Era tradición que la víspera, el día 19, el premiado cenara en Gaztelubide, sociedad que tenía vetada la entrada a las mujeres (algo no tan extraño hace décadas). Pilar Miró cenó en un restaurante con la mujer del alcalde, Ramón Labayen (este sí fue a Gaztelubide). Dos años después, en 1989, el premiado fue el poeta Gabriel Celaya y tampoco acudió. Se negó a ir sin su pareja.
2018 es, entre otras cosas, el año del feminismo. Parece que este movimiento se ha quitado ya esa fama negativa que arrastraba (como si se tratara de lo contrario al machismo). La mayoría de grupos políticos presentes en el Ayuntamiento de Donostia seleccionaron, de entre todas las propuestas ciudadanas para el Tambor de Oro 2019, a cinco mujeres. Querían tener un gesto con ellas, que están en clara desigualdad en el palmarés (68 hombres frente a 7 mujeres). Huelga decir que no todo el mundo lo tomó como un gesto, y se han producido duras críticas por una supuesta discriminación hacia los hombres. Cuando oigo o leo este argumento, miro el palmarés y me da la risa floja.

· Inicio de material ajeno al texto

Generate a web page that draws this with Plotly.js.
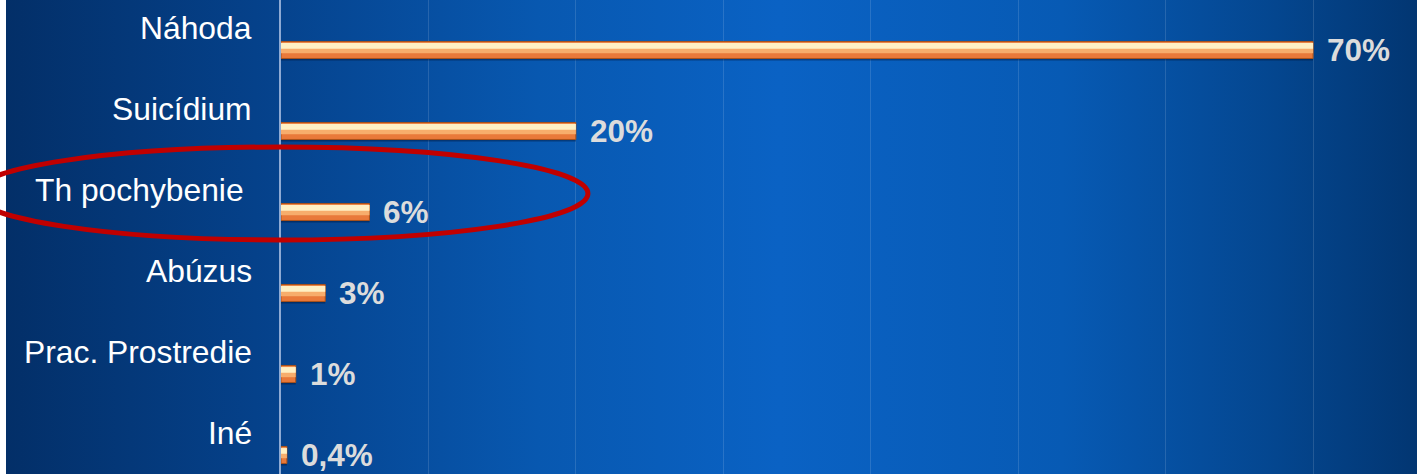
<!DOCTYPE html>
<html><head><meta charset="utf-8">
<script src="https://cdn.plot.ly/plotly-3.0.1.min.js"></script>
<style>
html,body{margin:0;padding:0;}
body{width:1417px;height:474px;overflow:hidden;
background:linear-gradient(to right,#ffffff 0px,#ffffff 6px,#032f68 6px,#05418a 18%,#0858b0 38%,#0a62c4 55%,#075ab4 75%,#04468f 90%,#023672 100%);}
#chart{width:1417px;height:474px;}
</style></head>
<body><div id="chart"></div>
<script>
const categories = ["Náhoda","Suicídium","Th pochybenie","Abúzus","Prac. Prostredie","Iné"];
const categoryLabels = ["Náhoda","Suicídium","Th pochybenie\u00a0","Abúzus","Prac. Prostredie","Iné"];
const values = [70, 20, 6, 3, 1, 0.4];
const valueLabels = ["70%","20%","6%","3%","1%","0,4%"];

const shadow = {type:'bar',orientation:'h',x:values,y:categories,width:0.21,offset:-0.08,
  marker:{color:'rgba(0,15,45,0.4)',line:{width:0}},hoverinfo:'skip'};
const base = {type:'bar',orientation:'h',x:values,y:categories,width:0.21,offset:-0.105,
  marker:{color:'#e9793a',line:{color:'#a9521b',width:1}},hoverinfo:'skip'};
const mid = {type:'bar',orientation:'h',x:values,y:categories,width:0.13,offset:-0.09,
  marker:{color:'#f7ad6c',line:{width:0}},hoverinfo:'skip'};
const hi = {type:'bar',orientation:'h',x:values,y:categories,width:0.07,offset:-0.085,
  marker:{color:'#fff0c4',line:{width:0}},hoverinfo:'skip'};

const annotations = [];
categories.forEach((c,i)=>{
  annotations.push({xref:'paper',yref:'y',x:-0.0255,y:c,xanchor:'right',yanchor:'middle',yshift:22,xshift:2,
    text:categoryLabels[i],showarrow:false,font:{family:'Liberation Sans, Arial, sans-serif',size:31.8,color:'#ffffff'}});
  annotations.push({xref:'x',yref:'y',x:values[i],y:c,xanchor:'left',yanchor:'middle',xshift:12,
    text:'<b>'+valueLabels[i]+'</b>',showarrow:false,font:{family:'Liberation Sans, Arial, sans-serif',size:31.5,color:'#dcdcdc'}});
});

const layout = {
  width:1417,height:474,margin:{l:281,r:0,t:0,b:0,pad:0},
  paper_bgcolor:'rgba(0,0,0,0)',plot_bgcolor:'rgba(0,0,0,0)',
  barmode:'overlay',showlegend:false,
  xaxis:{range:[0,77.05],dtick:10,tick0:0,showgrid:true,gridcolor:'rgba(255,255,255,0.13)',gridwidth:1,
    showticklabels:false,zeroline:false,showline:false,fixedrange:true},
  yaxis:{type:'category',categoryorder:'array',categoryarray:categories,range:[5.235,-0.617],
    showticklabels:false,showgrid:false,zeroline:false,showline:true,linecolor:'#8eaad4',linewidth:2,ticks:'',fixedrange:true},
  annotations:annotations,
  shapes:[{type:'circle',xref:'paper',yref:'paper',x0:-0.2702,x1:0.2702,y0:0.4937,y1:0.6899,
    line:{color:'#c00000',width:5},layer:'above'}]
};
Plotly.newPlot('chart',[shadow,base,mid,hi],layout,{displayModeBar:false,staticPlot:true});
</script></body></html>
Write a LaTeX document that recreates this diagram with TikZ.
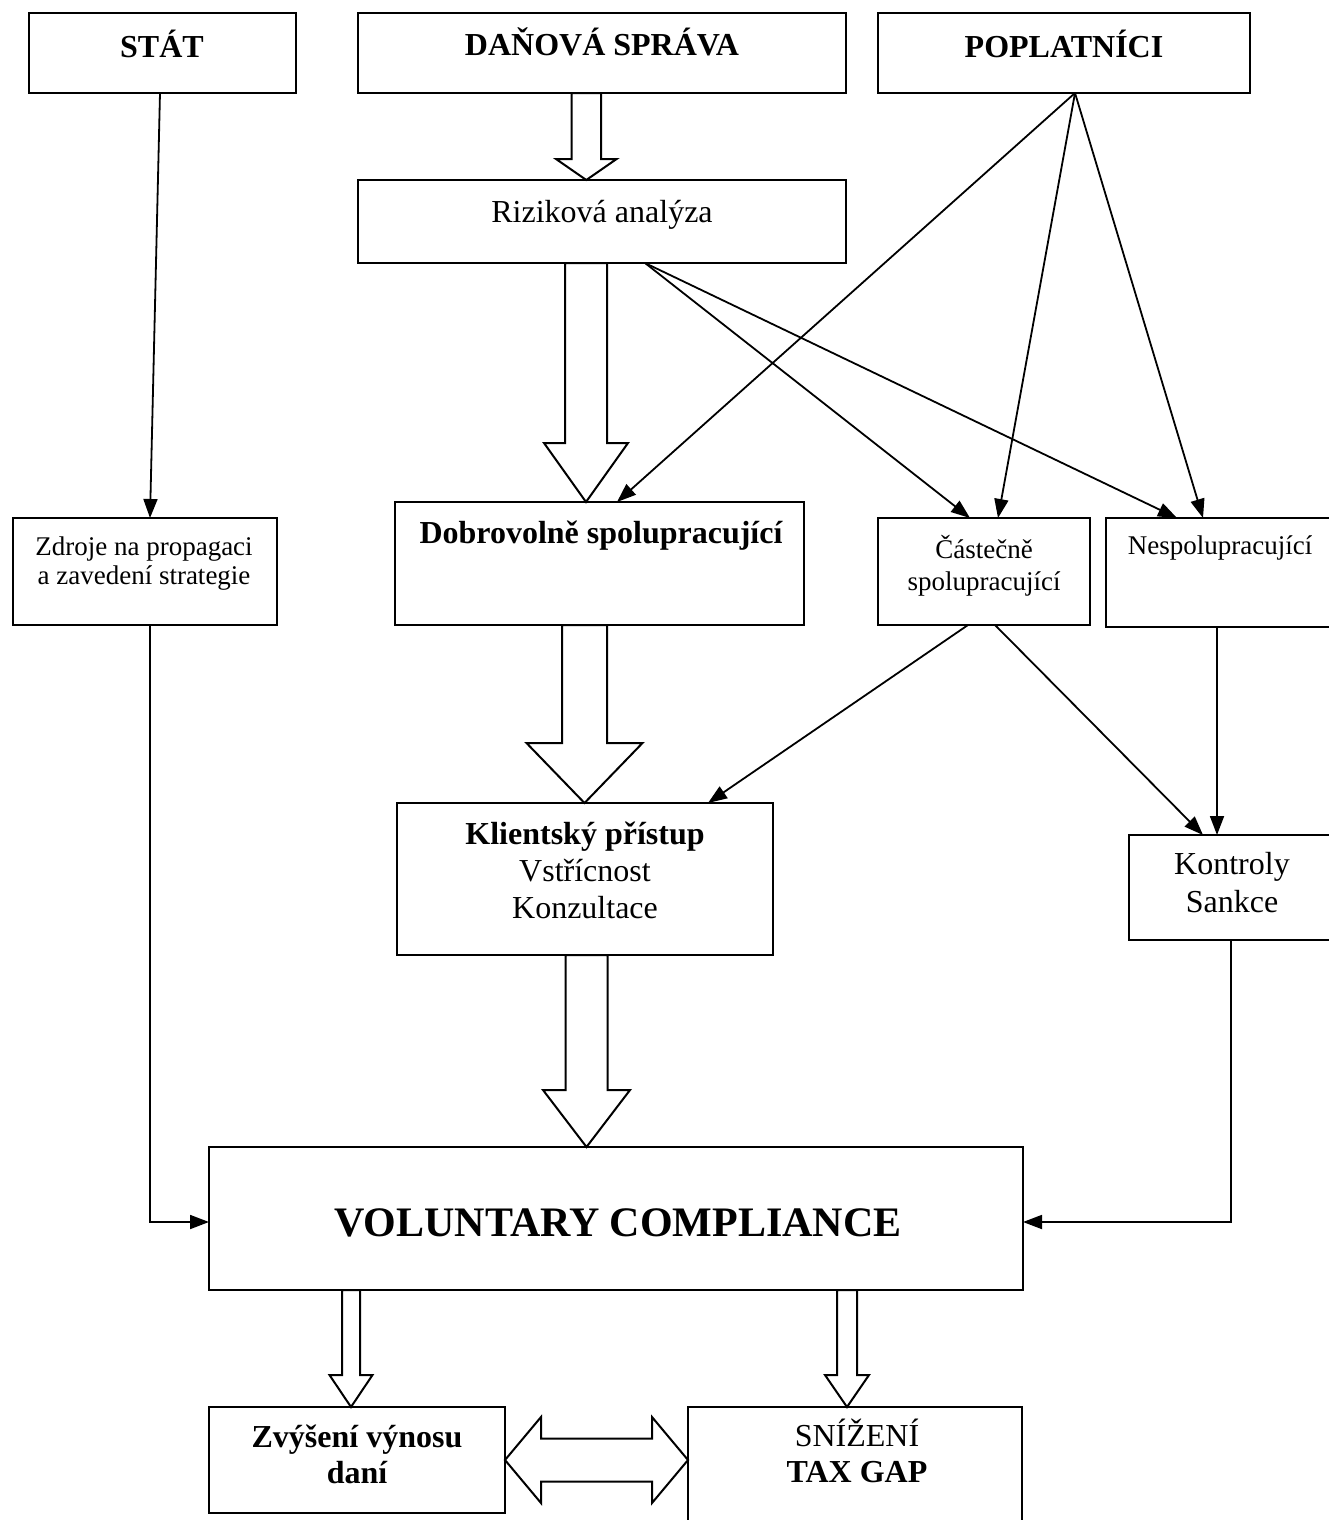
\documentclass[tikz,border=0pt]{standalone}
\usepackage{fontspec}
\setmainfont{Liberation Serif}
\usetikzlibrary{arrows.meta,calc}

% Hollow block arrow pointing down: x centre, upper node, lower node,
% half shaft, half head, head length (all in px = pt).
\newcommand{\blockdown}[6]{%
  \draw[block] let \p1=(#2.south), \p2=(#3.north) in
    (#1pt-#4pt,\y1) -- (#1pt+#4pt,\y1) -- (#1pt+#4pt,\y2+#6pt)
    -- (#1pt+#5pt,\y2+#6pt) -- (#1pt,\y2) -- (#1pt-#5pt,\y2+#6pt)
    -- (#1pt-#4pt,\y2+#6pt) -- cycle;}

\begin{document}
\begin{tikzpicture}[
  x=1pt,y=-1pt,
  box/.style={draw=black, line width=2.2pt, inner sep=0pt, outer sep=0pt},
  lbl/.style={anchor=base, inner sep=0pt, font=\fontsize{32}{38}\selectfont},
  lblb/.style={anchor=base, inner sep=0pt,
    font=\fontsize{32}{38}\selectfont\bfseries},
  lbls/.style={anchor=base, inner sep=0pt, font=\fontsize{27}{32}\selectfont},
  lblh/.style={anchor=base, inner sep=0pt,
    font=\fontsize{42}{50}\selectfont\bfseries},
  link/.style={-{Triangle[length=19pt,width=14pt]}, line width=1.8pt},
  block/.style={draw=black, fill=white, line width=2pt, line join=miter}
]

% Page frame; the two right boxes run past the edge.
\clip (0,0) rectangle (1329,1520);

% Top row.
\node[box, minimum width=267pt, minimum height=80pt] (stat) at (162.5,53) {};
\node[box, minimum width=488pt, minimum height=80pt] (dane) at (602,53) {};
\node[box, minimum width=372pt, minimum height=80pt] (pop) at (1064,53) {};
\node[lblb] (stattxt) at (162,57) {STÁT};
\node[lblb] (danetxt) at (602,56) {DAŇOVÁ SPRÁVA};
\node[lblb] (poptxt) at (1064,57) {POPLATNÍCI};

\node[box, minimum width=488pt, minimum height=83pt] (riziko) at (602,221.5) {};
\node[lbl] (rizikotxt) at (602,222) {Riziková analýza};

% Taxpayer groups.
\node[box, minimum width=264pt, minimum height=107pt] (zdroje) at (145,571.5) {};
\node[lbls] (zdrojetxt1) at (144,555) {Zdroje na propagaci};
\node[lbls] (zdrojetxt2) at (144,584) {a zavedení strategie};

\node[box, minimum width=409pt, minimum height=123pt] (dobro) at (599.5,563.5) {};
\node[lblb] (dobrotxt) at (601,543) {Dobrovolně spolupracující};

\node[box, minimum width=212pt, minimum height=107pt] (castecne) at (984,571.5) {};
\node[lbls] (castecnetxt1) at (984,558) {Částečně};
\node[lbls] (castecnetxt2) at (984,590) {spolupracující};

\node[box, minimum width=229pt, minimum height=109pt] (nespol) at (1220.5,572.5) {};
\node[lbls] (nespoltxt) at (1220,554) {Nespolupracující};

% Treatment.
\node[box, minimum width=376pt, minimum height=152pt] (klient) at (585,879) {};
\node[lblb] (klienttxt1) at (585,844) {Klientský přístup};
\node[lbl] (klienttxt2) at (585,881) {Vstřícnost};
\node[lbl] (klienttxt3) at (585,918) {Konzultace};

\node[box, minimum width=206pt, minimum height=105pt] (kontroly) at (1232,887.5) {};
\node[lbl] (kontrolytxt1) at (1232,874) {Kontroly};
\node[lbl] (kontrolytxt2) at (1232,912) {Sankce};

% Outcome.
\node[box, minimum width=814pt, minimum height=143pt] (vc) at (616,1218.5) {};
\node[lblh] (vctxt) at (618,1236) {VOLUNTARY COMPLIANCE};

\node[box, minimum width=296pt, minimum height=106pt] (zvyseni) at (357,1460) {};
\node[lblb] (zvysenitxt1) at (357,1447) {Zvýšení výnosu};
\node[lblb] (zvysenitxt2) at (357,1483) {daní};

\node[box, minimum width=334pt, minimum height=133pt] (snizeni) at (855,1473.5) {};
\node[lbl] (snizenitxt1) at (857,1446) {SNÍŽENÍ};
\node[lblb] (snizenitxt2) at (857,1482) {TAX GAP};

% Block arrows.
\blockdown{586.3}{dane}{riziko}{14.7}{30.3}{21}
\blockdown{586}{riziko}{dobro}{21}{42}{59}
\blockdown{584.5}{dobro}{klient}{22.5}{58}{60}
\blockdown{586.5}{klient}{vc}{21}{43.5}{57}
\blockdown{351}{vc}{zvyseni}{9}{21.5}{32}
\blockdown{847}{vc}{snizeni}{10}{22}{32}

\draw[block] let \p1=(zvyseni.east), \p2=(snizeni.west) in
  (\x1,\y1) -- (\x1+36pt,\y1+43pt) -- (\x1+36pt,\y1+21.5pt)
  -- (\x2-36pt,\y1+21.5pt) -- (\x2-36pt,\y1+43pt) -- (\x2,\y1)
  -- (\x2-36pt,\y1-43pt) -- (\x2-36pt,\y1-21.5pt)
  -- (\x1+36pt,\y1-21.5pt) -- (\x1+36pt,\y1-43pt) -- cycle;

% Thin links.
\draw[link] ([xshift=-2.5pt]stat.south) -- ([xshift=5pt]zdroje.north);
\draw[link] ([xshift=11pt]pop.south) -- ([xshift=17.5pt]dobro.north);
\draw[link] ([xshift=11pt]pop.south) -- ([xshift=14pt]castecne.north);
\draw[link] ([xshift=11pt]pop.south) -- ([xshift=-17.5pt]nespol.north);
\draw[link] ([xshift=43pt]riziko.south) -- ([xshift=-14pt]castecne.north);
\draw[link] ([xshift=43pt]riziko.south) -- ([xshift=-43.5pt]nespol.north);
\draw[link] ([xshift=-16pt]castecne.south) -- ([xshift=123pt]klient.north);
\draw[link] ([xshift=11pt]castecne.south) -- ([xshift=-29pt]kontroly.north);
\draw[link] ([xshift=-3.5pt]nespol.south) -- ([xshift=-15pt]kontroly.north);
\draw[link] ([xshift=5pt]zdroje.south) |- ([yshift=-3.5pt]vc.west);
\draw[link] ([xshift=-1pt]kontroly.south) |- ([yshift=-3.5pt]vc.east);

\end{tikzpicture}
\end{document}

La ganadora ha sido Rosa García, activista de Stop Desahucios. En las palabras de descontento de algún conciudadano noto cierta doble moral. Si hubiera estado trabajando con una ONG en África o con la Vicente Ferrer en la India es probable que tuviera mayor aceptación. Sería una cooperante a la que todos querrían en sus fotos. Stop Desahucios, desde un punto clasista, les sabe a poco. Las otras candidatas eran solventes, reputadas en sus ámbitos y merecedoras del galardón: la escritora Dolores Redondo, la artista Esther Ferrer, la bailarina Alicia Amatriain y la actriz Ane Gabarain. Es evidente que, por ejemplo, una Premio Nacional de las Artes Plásticas como Ferrer, o Amatriain, que tiene el Benois de la Danse (entregado en el Teatro Bolshoi de Moscú y considerado el Oscar de la danza) merecen el reconocimiento de San Sebastián, su ciudad.
Como sociedad, hemos hecho tanto de menos a las mujeres que no entiendo semejante drama por darles el protagonismo absoluto un año.